Check out official PyTorch code for the CosineAnnealingWarmRestarts. Suggesting your to reopen the PR #2851! The only thing we can do to make this PR more clear is to add a check for registered schedulers to take in only supported types to the step ("ReduceOnPlateau": "val_*", 'CosineAnnealingWithWarmRestarts': ['epoch', 'iter_frac'], ...) as well as raise an Exception if any for the custom schedulers in cases when they take not supported values.

williamFalcon commented 4 years ago

@ananyahjha93 let’s look at both solutions for a general one.

I’d prefer to let the user have the flexibility on this

YannDubs commented 4 years ago

@Alicegaz using 'access_metric' allows you to keep a meaningful default for the monitor (i.e. valid_loss), but if the number of keys in the dict is a concern I agree it can be dropped.

For your second point I agree my method doesn't help (not sure how important it is given that pytorch is removing those arguments though, but it might be!).
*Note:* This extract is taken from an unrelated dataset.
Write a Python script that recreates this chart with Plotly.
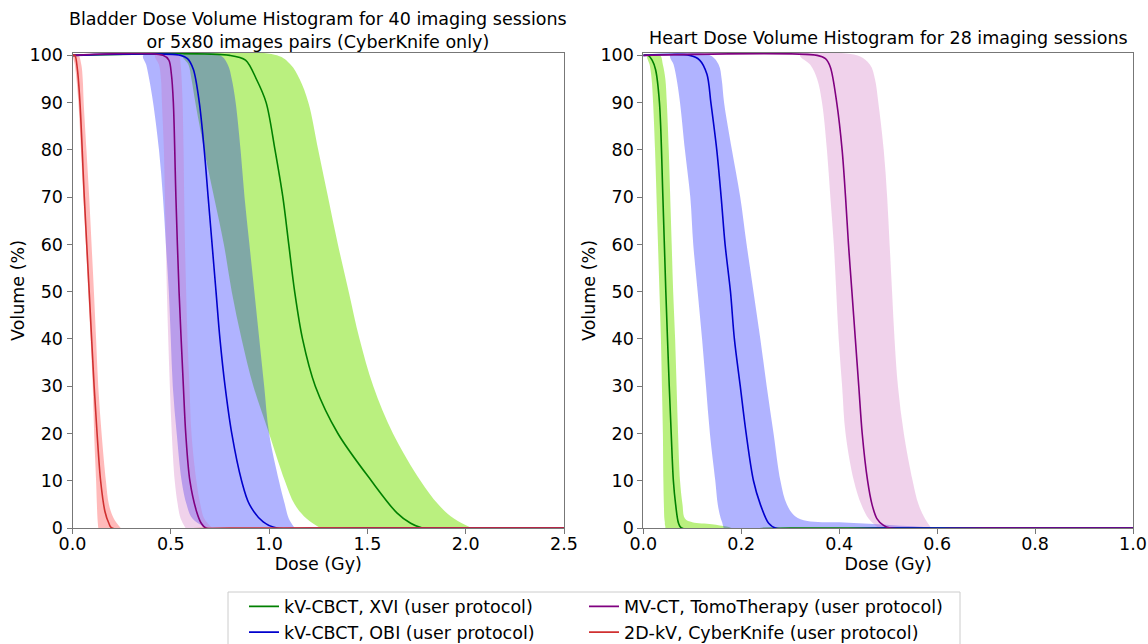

I was trying to say that even though pytorch are depreciating arguments to the step function, PL should at least enable other optimizers to depend on the (val) metric --- which is easily done with essentially no difference in the code.

ananyahjha93 commented 4 years ago

@Alicegaz yes, the idea was to use only access_metric and not add it to duplicate monitor, since access_metric is more general than the specific case of ReduceLROnPlateau. But, for the second case, pytorch is deprecating passing epochs to step() function, so I am not too sure that we should keep supporting that. That just requires users to contribute additional logic if they are inheriting _LRScheduler class.
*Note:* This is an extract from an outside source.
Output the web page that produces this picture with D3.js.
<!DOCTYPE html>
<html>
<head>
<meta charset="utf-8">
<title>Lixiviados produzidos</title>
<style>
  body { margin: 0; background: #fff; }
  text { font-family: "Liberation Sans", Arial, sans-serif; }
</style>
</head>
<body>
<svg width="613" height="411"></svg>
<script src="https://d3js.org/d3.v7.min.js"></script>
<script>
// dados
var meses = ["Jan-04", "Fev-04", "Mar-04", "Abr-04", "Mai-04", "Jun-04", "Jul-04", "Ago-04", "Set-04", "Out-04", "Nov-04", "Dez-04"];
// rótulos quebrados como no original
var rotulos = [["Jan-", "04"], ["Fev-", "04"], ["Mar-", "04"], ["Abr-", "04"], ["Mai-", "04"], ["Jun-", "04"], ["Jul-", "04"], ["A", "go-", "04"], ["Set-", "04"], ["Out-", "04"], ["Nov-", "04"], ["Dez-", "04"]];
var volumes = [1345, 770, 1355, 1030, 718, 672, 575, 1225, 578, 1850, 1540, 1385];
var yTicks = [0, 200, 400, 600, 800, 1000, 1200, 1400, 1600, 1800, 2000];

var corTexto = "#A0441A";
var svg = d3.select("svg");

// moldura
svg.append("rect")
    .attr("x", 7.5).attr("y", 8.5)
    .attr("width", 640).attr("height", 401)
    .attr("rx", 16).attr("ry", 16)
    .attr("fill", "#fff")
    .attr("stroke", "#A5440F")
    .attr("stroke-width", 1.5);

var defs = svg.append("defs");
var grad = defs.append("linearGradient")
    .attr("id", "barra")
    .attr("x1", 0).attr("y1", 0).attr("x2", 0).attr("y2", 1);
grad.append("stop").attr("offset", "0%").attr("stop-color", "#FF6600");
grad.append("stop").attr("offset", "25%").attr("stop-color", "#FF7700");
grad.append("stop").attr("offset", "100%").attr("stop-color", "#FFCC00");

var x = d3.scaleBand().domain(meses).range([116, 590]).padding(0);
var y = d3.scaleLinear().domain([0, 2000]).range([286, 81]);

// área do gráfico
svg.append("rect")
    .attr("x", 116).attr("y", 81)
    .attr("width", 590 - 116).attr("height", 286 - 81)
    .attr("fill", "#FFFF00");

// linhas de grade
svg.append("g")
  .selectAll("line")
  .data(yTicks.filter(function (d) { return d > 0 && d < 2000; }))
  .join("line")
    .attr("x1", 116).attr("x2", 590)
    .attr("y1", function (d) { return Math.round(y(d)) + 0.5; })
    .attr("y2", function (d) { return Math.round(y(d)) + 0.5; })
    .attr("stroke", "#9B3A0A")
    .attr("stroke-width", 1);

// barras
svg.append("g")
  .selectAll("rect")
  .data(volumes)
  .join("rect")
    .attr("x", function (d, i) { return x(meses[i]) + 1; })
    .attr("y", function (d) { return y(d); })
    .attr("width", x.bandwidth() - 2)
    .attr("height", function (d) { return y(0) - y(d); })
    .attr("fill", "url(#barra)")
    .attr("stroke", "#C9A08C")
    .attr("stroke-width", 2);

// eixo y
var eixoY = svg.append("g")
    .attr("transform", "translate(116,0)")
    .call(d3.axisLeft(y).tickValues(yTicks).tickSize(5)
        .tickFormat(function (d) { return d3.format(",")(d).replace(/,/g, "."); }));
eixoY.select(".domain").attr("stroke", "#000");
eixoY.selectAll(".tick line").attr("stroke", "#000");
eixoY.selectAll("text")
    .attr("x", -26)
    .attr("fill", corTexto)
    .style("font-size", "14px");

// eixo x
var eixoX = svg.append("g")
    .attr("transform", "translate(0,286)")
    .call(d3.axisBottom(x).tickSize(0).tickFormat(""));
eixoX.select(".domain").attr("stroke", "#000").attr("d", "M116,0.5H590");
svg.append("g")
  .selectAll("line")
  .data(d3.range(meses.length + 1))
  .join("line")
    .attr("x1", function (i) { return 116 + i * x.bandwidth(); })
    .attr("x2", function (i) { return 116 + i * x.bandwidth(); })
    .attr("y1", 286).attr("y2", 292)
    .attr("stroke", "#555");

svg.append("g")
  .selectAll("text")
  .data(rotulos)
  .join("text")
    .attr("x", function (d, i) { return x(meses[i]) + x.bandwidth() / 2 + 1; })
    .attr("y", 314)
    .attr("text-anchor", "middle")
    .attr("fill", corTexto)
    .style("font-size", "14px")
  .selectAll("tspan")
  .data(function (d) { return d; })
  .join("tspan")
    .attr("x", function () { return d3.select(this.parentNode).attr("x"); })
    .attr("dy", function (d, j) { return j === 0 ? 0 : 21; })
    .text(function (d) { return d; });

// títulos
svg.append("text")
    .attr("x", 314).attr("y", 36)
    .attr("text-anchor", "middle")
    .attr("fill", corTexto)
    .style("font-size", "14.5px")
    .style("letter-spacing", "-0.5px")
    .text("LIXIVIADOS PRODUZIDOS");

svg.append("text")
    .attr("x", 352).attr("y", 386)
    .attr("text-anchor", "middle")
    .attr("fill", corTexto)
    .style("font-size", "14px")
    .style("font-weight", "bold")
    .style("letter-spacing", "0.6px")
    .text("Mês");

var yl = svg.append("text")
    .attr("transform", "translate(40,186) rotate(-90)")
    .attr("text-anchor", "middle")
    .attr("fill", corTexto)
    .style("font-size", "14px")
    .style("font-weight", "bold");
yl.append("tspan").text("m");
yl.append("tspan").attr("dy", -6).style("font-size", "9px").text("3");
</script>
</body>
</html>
But I would also agree that, not specifically epochs, but custom schedulers should have support for passing arguments to their step function.

stale[bot] commented 3 years ago

This issue has been automatically marked as stale because it hasn't had any recent activity. This issue will be closed in 7 days if no further activity occurs. Thank you for your contributions, Pytorch Lightning Team!